The present study explored the potential of cardanol and its derivative as an environmentally friendly alternative for petroleum raw materials for applications in polymer resin and coating industries. In the present study, cardanol-based Mannich polyol has been used to synthesize renewable PU. Structural features of the prepared resin were confirmed by end group analysis as well as by spectroscopic methods. Simultaneously, magnetic hydroxyapatite nanoparticles were prepared and modified for their magnetic properties to improve the anti-corrosion properties of PU coatings upon mixing with polyol and further treatment with hexamethylene diisocyanate. The prepared PU composite coatings were tested for their physicochemical and anticorrosive properties.

2. Materials and Methods

Cardanol was provided as a gift sample by the Polymer Division of Atul Ltd., India. Hexamethylene diisocyanate (99%) (HDI), diethanolamine, (98%), and dibutyltin dilaurate (95%) (DBTDL) were purchased from Sigma-Aldrich, India. Ferrous chloride tetrahydrate, ferric chloride, potassium hydroxide, calcium nitrate tetrahydrate, diammonium hydrogen phosphate, and xylene were purchased from Loba Chemie, India. All other chemicals were used as received without any purification.

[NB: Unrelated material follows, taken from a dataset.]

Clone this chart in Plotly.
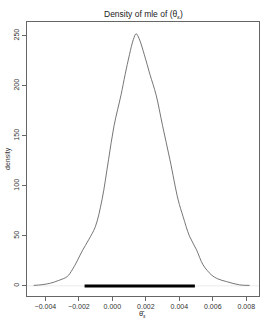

2.1. Synthesis of Cardanol Based Mannich polyol

The synthesis of cardanol Mannich polyol (CMP) was based on our previously reported method [42]. In the first step, the formation of oxazolidine was performed by reacting diethanolamine (0.2 M) with formaldehyde (0.2 M) in a three-necked flask equipped with a magnetic stirrer, condenser, and thermometer. The reaction mixture was heated at 65 °C for 2 h followed by distilling water off reaction to form oxazolidine intermediate. Thereafter, cardanol (0.066 M) was added dropwise in the reaction mixture for 30 min and the reaction was maintained to 95 °C for 4 h. The progress of the reaction was checked by conducting thin layer chromatography (TLC) in an ethyl acetate: hexane (20:80) system. Finally, the deep reddish-colored liquid of cardanol polyol was formed. The reaction for the synthesis of CMP is given in Scheme 1.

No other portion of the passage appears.